■ **Required task**
Begin with the first line and repeat exactly through the line containing "0.070, 0.097, 0.124]"; leave every image out.

= = = =

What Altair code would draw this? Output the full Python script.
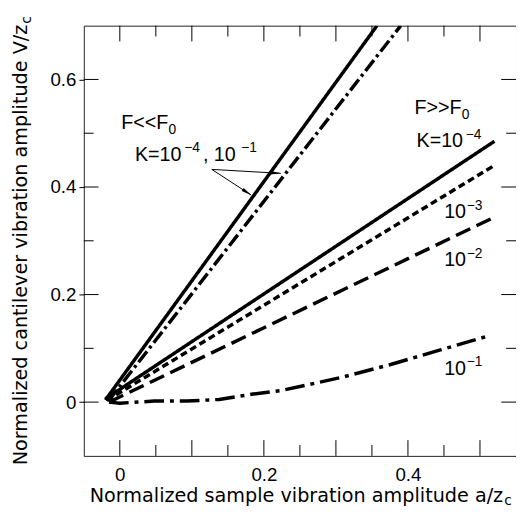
import math
import altair as alt
import pandas as pd

# ---------------- data ----------------
series_names = ["steep_solid", "steep_dashdot", "k4", "k3", "k2", "k1"]

steep_solid_x = [-0.020, 0.357]
steep_solid_y = [0.004, 0.700]

steep_dashdot_x = [-0.016, 0.390]
steep_dashdot_y = [0.002, 0.700]

k4_x = [-0.020, 0.520]
k4_y = [0.006, 0.485]

k3_x = [-0.018, 0.521]
k3_y = [0.003, 0.441]

k2_x = [-0.015, 0.517]
k2_y = [0.000, 0.342]

k1_x = [-0.015, 0.000, 0.048, 0.093, 0.138, 0.185, 0.226, 0.308, 0.376, 0.445, 0.514]
k1_y = [0.000, -0.002, 0.002, 0.002, 0.005, 0.015, 0.022, 0.046, 0.070, 0.097, 0.124]

x_labels = [0, 0.2, 0.4]
y_labels = [0, 0.2, 0.4, 0.6]
x_major_ticks = [0, 0.1, 0.2, 0.3, 0.4, 0.5]
x_minor_ticks = [0.05, 0.15, 0.25, 0.35, 0.45]
y_major_ticks = [0, 0.2, 0.4, 0.6]
y_minor_ticks = [0.1, 0.3, 0.5]

# ---------------- layout ----------------
W, H = 439, 437
OX, OY = 85, 22  # absolute position of plot origin in the page
FONT = "Liberation Sans"
TFONT = "DejaVu Sans"

xs = alt.Scale(domain=[-0.05, 0.55], nice=False, zero=False)
ys = alt.Scale(domain=[-0.1, 0.7], nice=False, zero=False)

x_axis = alt.Axis(title="", values=x_labels, format="~g", labelFont=FONT, labelFontSize=19,
                  labelColor="black", domain=False, ticks=False, grid=False, labelPadding=10)
y_axis = alt.Axis(title="", values=y_labels, format="~g", labelFont=FONT, labelFontSize=19,
                  labelColor="black", domain=False, ticks=True, tickSize=5, tickColor="black",
                  tickWidth=1, grid=False, labelPadding=3)

dashes = [[1, 0], [14, 4, 3, 4], [1, 0], [7, 4], [16, 7], [20, 6, 4, 6]]

xs_all = [steep_solid_x, steep_dashdot_x, k4_x, k3_x, k2_x, k1_x]
ys_all = [steep_solid_y, steep_dashdot_y, k4_y, k3_y, k2_y, k1_y]
rows = []
for name, xv, yv in zip(series_names, xs_all, ys_all):
    for i, (a, b) in enumerate(zip(xv, yv)):
        rows.append({"series": name, "x": a, "y": b, "i": i})
df = pd.DataFrame(rows)

lines = alt.Chart(df).mark_line(strokeWidth=3.5, color="black", clip=True, strokeCap="butt").encode(
    x=alt.X("x:Q", scale=xs, axis=x_axis),
    y=alt.Y("y:Q", scale=ys, axis=y_axis),
    strokeDash=alt.StrokeDash("series:N", scale=alt.Scale(domain=series_names, range=dashes), legend=None),
    detail="series:N",
    order="i:Q",
)

layers = [lines]


def xticks(values, length, top):
    d = pd.DataFrame({"x": values})
    if top:
        yv, y2v = 0, length
    else:
        yv, y2v = H, H - length
    return alt.Chart(d).mark_rule(color="black", strokeWidth=1).encode(
        x=alt.X("x:Q", scale=xs, axis=x_axis), y=alt.value(yv), y2=alt.value(y2v))


def yticks(values, length, right):
    d = pd.DataFrame({"y": values})
    if right:
        xv, x2v = W, W - length
    else:
        xv, x2v = 0, length
    return alt.Chart(d).mark_rule(color="black", strokeWidth=1).encode(
        y=alt.Y("y:Q", scale=ys, axis=y_axis), x=alt.value(xv), x2=alt.value(x2v))


for top in (False, True):
    layers.append(xticks(x_major_ticks, 16, top))
    layers.append(xticks(x_minor_ticks, 11, top))
for right in (False, True):
    layers.append(yticks(y_major_ticks, 15, right))
    layers.append(yticks(y_minor_ticks, 10, right))

one = pd.DataFrame({"a": [0]})


def txt(text, x_abs, y_abs, size=20, align="left", angle=0, font=FONT):
    return alt.Chart(one).mark_text(text=text, font=font, fontSize=size, align=align, baseline="alphabetic",
                                    angle=angle, color="black").encode(
        x=alt.value(x_abs - OX), y=alt.value(y_abs - OY))


# axis titles (with subscript c)
layers.append(txt("Normalized sample vibration amplitude a/z", 511, 506, 19.5, "right", 0, TFONT))
layers.append(txt("c", 512, 509, 14, "left", 0, TFONT))
layers.append(txt("Normalized cantilever vibration amplitude V/z", 27, 21, 19.5, "right", 270, TFONT))
layers.append(txt("c", 31, 20, 14, "left", 270, TFONT))

# left annotation: F<<F0, K=10^-4, 10^-1
layers.append(txt("F<<F", 123, 127))
layers.append(txt("0", 171, 132, 14))
layers.append(txt("K=10", 137, 159))
layers.append(txt("\u22124", 187, 150, 14))
layers.append(txt(", 10", 206, 159))
layers.append(txt("\u22121", 245, 150, 14))

# right annotation
layers.append(txt("F>>F", 421, 112))
layers.append(txt("0", 469, 117, 14))
layers.append(txt("K=10", 423, 145))
layers.append(txt("\u22124", 473, 137, 14))
layers.append(txt("10", 451, 217))
layers.append(txt("\u22123", 474, 209, 14))
layers.append(txt("10", 451, 266))
layers.append(txt("\u22122", 474, 258, 14))
layers.append(txt("10", 451, 377))
layers.append(txt("\u22121", 474, 368, 14))

# arrows
origin = (215, 168)
tips = [(255, 194), (285, 172)]
for tx, ty in tips:
    layers.append(alt.Chart(one).mark_rule(color="black", strokeWidth=1).encode(
        x=alt.value(origin[0] - OX), y=alt.value(origin[1] - OY),
        x2=alt.value(tx - OX), y2=alt.value(ty - OY)))
    dx, dy = tx - origin[0], ty - origin[1]
    L = math.hypot(dx, dy)
    ang = math.degrees(math.atan2(dx, -dy)) % 360
    cx, cy = tx - 5 * dx / L, ty - 5 * dy / L
    layers.append(alt.Chart(one).mark_point(shape="M0,-1L0.35,1L-0.35,1Z", filled=True, color="black",
                                            opacity=1, size=110, angle=ang, strokeWidth=0).encode(
        x=alt.value(cx - OX), y=alt.value(cy - OY)))

chart = alt.layer(*layers).properties(
    width=W, height=H,
    background="white",
    autosize=alt.AutoSizeParams(type="none"),
    padding={"left": OX - 8, "top": OY - 8, "right": 0, "bottom": 50},
).configure_view(stroke="#222", strokeWidth=1)

chart.save("out.html", embed_options={"renderer": "svg", "actions": False})
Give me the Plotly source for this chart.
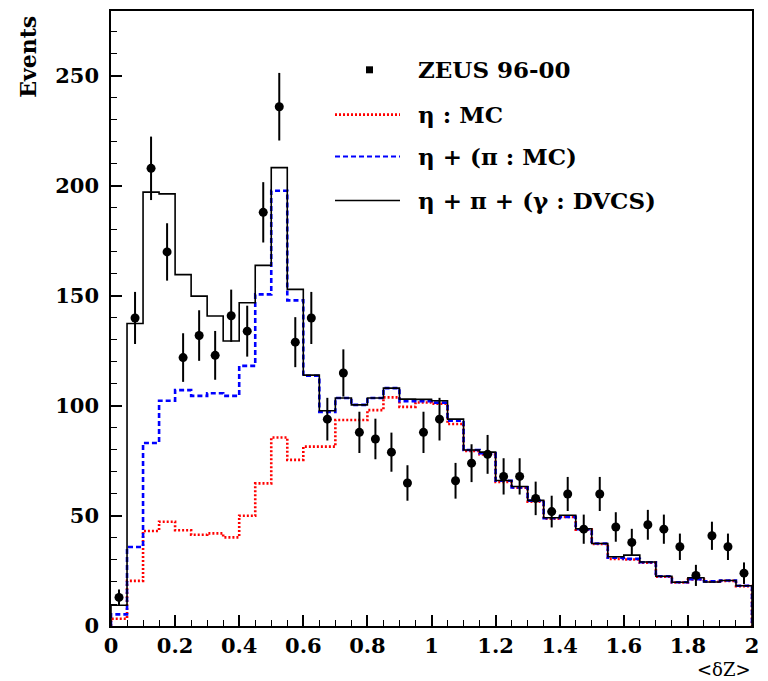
import plotly.graph_objects as go

# ---- data ----
bin_edges = [round(0.05 * i, 2) for i in range(41)]

total_mc = [9.4, 137.5, 197.2, 196.4, 159.7, 149.9, 140.9, 129.5, 146.9, 163.9,
            208.3, 153.0, 114.0, 97.8, 103.6, 100.5, 103.6, 108.1, 103.1, 103.0,
            102.4, 94.0, 80.0, 79.0, 66.1, 63.4, 57.1, 49.2, 50.3, 44.2,
            37.5, 31.5, 32.2, 29.1, 22.6, 19.9, 21.9, 20.0, 20.7, 18.3]

eta_pi_mc = [5.3, 35.9, 83.2, 102.4, 107.2, 104.6, 105.8, 104.6, 118.2, 150.7,
             197.8, 148.0, 113.7, 97.3, 103.6, 100.5, 103.6, 108.1, 102.2, 102.2,
             101.5, 93.3, 80.0, 78.5, 66.0, 63.0, 57.0, 49.0, 49.6, 44.0,
             37.5, 31.0, 30.5, 29.0, 22.6, 19.9, 21.3, 20.3, 20.7, 18.3]

eta_mc = [3.3, 20.5, 43.2, 47.4, 43.5, 41.5, 42.1, 40.3, 50.1, 64.8,
          85.7, 75.5, 81.5, 81.5, 93.6, 93.6, 98.1, 103.9, 99.6, 101.6,
          101.0, 91.8, 79.5, 78.0, 65.5, 62.8, 56.5, 48.8, 49.6, 43.8,
          37.3, 30.5, 30.2, 28.8, 22.4, 19.8, 21.1, 20.1, 20.5, 18.1]

data_x = [0.025, 0.075, 0.125, 0.175, 0.225, 0.275, 0.325, 0.375, 0.425, 0.475,
          0.525, 0.575, 0.625, 0.675, 0.725, 0.775, 0.825, 0.875, 0.925, 0.975,
          1.025, 1.075, 1.125, 1.175, 1.225, 1.275, 1.325, 1.375, 1.425, 1.475,
          1.525, 1.575, 1.625, 1.675, 1.725, 1.775, 1.825, 1.875, 1.925, 1.975]
data_y = [13, 140, 208, 170, 122, 132, 123, 141, 134, 188,
          236, 129, 140, 94, 115, 88, 85, 79, 65, 88,
          94, 66, 74, 78, 68, 68, 58, 52, 60, 44,
          60, 45, 38, 46, 44, 36, 23, 41, 36, 24]

legend_labels = ["ZEUS 96-00", "η : MC", "η + (π : MC)", "η + π + (γ : DVCS)"]
x_ticks = [0, 0.2, 0.4, 0.6, 0.8, 1, 1.2, 1.4, 1.6, 1.8, 2]
y_ticks = [0, 50, 100, 150, 200, 250]

FONT = "DejaVu Serif"


def step_xy(vals):
    xs = [bin_edges[0]] + bin_edges[:-1] + [bin_edges[-1], bin_edges[-1]]
    ys = [0] + list(vals) + [vals[-1], 0]
    return xs, ys


fig = go.Figure()

for vals, color, dash, width in [
    (eta_mc, "#ff0000", "2px,2px", 2.6),
    (eta_pi_mc, "#0000ff", "5px,3px", 2.6),
    (total_mc, "#000000", "solid", 1.6),
]:
    xs, ys = step_xy(vals)
    fig.add_trace(go.Scatter(x=xs, y=ys, mode="lines", line_shape="hv",
                             line=dict(color=color, width=width, dash=dash),
                             showlegend=False, hoverinfo="skip"))

err = [v ** 0.5 for v in data_y]
fig.add_trace(go.Scatter(x=data_x, y=data_y, mode="markers",
                         marker=dict(color="black", size=9, symbol="circle"),
                         error_y=dict(type="data", array=err, visible=True,
                                      color="black", thickness=2, width=0),
                         showlegend=False))

# ---- manual legend (paper coords) ----
def px_x(p):
    return (p - 111) / (752 - 111)


def px_y(p):
    return (626 - p) / (626 - 9)


leg_rows = [68, 113, 155, 199]
styles = [None, ("#ff0000", "2px,2px", 2.6), ("#0000ff", "5px,3px", 2.0), ("#000000", "solid", 1.5)]
for row, lab, sty in zip(leg_rows, legend_labels, styles):
    if sty is None:
        fig.add_shape(type="rect", xref="paper", yref="paper",
                      x0=px_x(366), x1=px_x(373), y0=px_y(71.5), y1=px_y(64.5),
                      fillcolor="black", line=dict(width=0))
    else:
        fig.add_shape(type="line", xref="paper", yref="paper",
                      x0=px_x(335), x1=px_x(400), y0=px_y(row), y1=px_y(row),
                      line=dict(color=sty[0], dash=sty[1], width=sty[2]))
    fig.add_annotation(xref="paper", yref="paper", x=px_x(416), y=px_y(row),
                       text="<b>" + lab + "</b>", showarrow=False,
                       xanchor="left", yanchor="middle",
                       font=dict(family=FONT, size=23, color="black"))

fig.add_annotation(xref="paper", yref="paper", x=px_x(28), y=px_y(55),
                   text="<b>Events</b>", textangle=-90, showarrow=False,
                   xanchor="center", yanchor="middle",
                   font=dict(family=FONT, size=22, color="black"))
fig.add_annotation(xref="paper", yref="paper", x=px_x(752), y=px_y(681),
                   text="&lt;δZ&gt;", showarrow=False, borderpad=0,
                   xanchor="right", yanchor="bottom",
                   font=dict(family=FONT, size=18, color="black"))

fig.update_xaxes(range=[0, 2], tickvals=x_ticks, ticktext=[str(t) for t in x_ticks],
                 ticks="inside", ticklen=11, tickwidth=1.5, tickcolor="black",
                 minor=dict(dtick=0.05, ticks="inside", ticklen=6, tickwidth=1.2, tickcolor="black"),
                 showline=True, linecolor="black", linewidth=1.5, mirror=True,
                 showgrid=False, zeroline=False,
                 tickfont=dict(family=FONT, size=21, color="black", weight="bold"),
                 ticklabelstandoff=0)
fig.update_yaxes(range=[0, 279.5], tickvals=y_ticks,
                 ticks="inside", ticklen=11, tickwidth=1.5, tickcolor="black",
                 minor=dict(dtick=10, ticks="inside", ticklen=6, tickwidth=1.2, tickcolor="black"),
                 showline=True, linecolor="black", linewidth=1.5, mirror=True,
                 showgrid=False, zeroline=False,
                 tickfont=dict(family=FONT, size=21, color="black", weight="bold"),
                 ticklabelstandoff=6)

fig.update_layout(width=768, height=681, plot_bgcolor="white", paper_bgcolor="white",
                  margin=dict(l=111, r=16, t=9, b=55), showlegend=False)

fig.write_html("out.html")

= = = =

■ **Response below**
What Altair code would draw this? Output the full Python script.
import math
import altair as alt
import pandas as pd

# ---------------- data ----------------
series_names = ["steep_solid", "steep_dashdot", "k4", "k3", "k2", "k1"]

steep_solid_x = [-0.020, 0.357]
steep_solid_y = [0.004, 0.700]

steep_dashdot_x = [-0.016, 0.390]
steep_dashdot_y = [0.002, 0.700]

k4_x = [-0.020, 0.520]
k4_y = [0.006, 0.485]

k3_x = [-0.018, 0.521]
k3_y = [0.003, 0.441]

k2_x = [-0.015, 0.517]
k2_y = [0.000, 0.342]

k1_x = [-0.015, 0.000, 0.048, 0.093, 0.138, 0.185, 0.226, 0.308, 0.376, 0.445, 0.514]
k1_y = [0.000, -0.002, 0.002, 0.002, 0.005, 0.015, 0.022, 0.046, 0.070, 0.097, 0.124]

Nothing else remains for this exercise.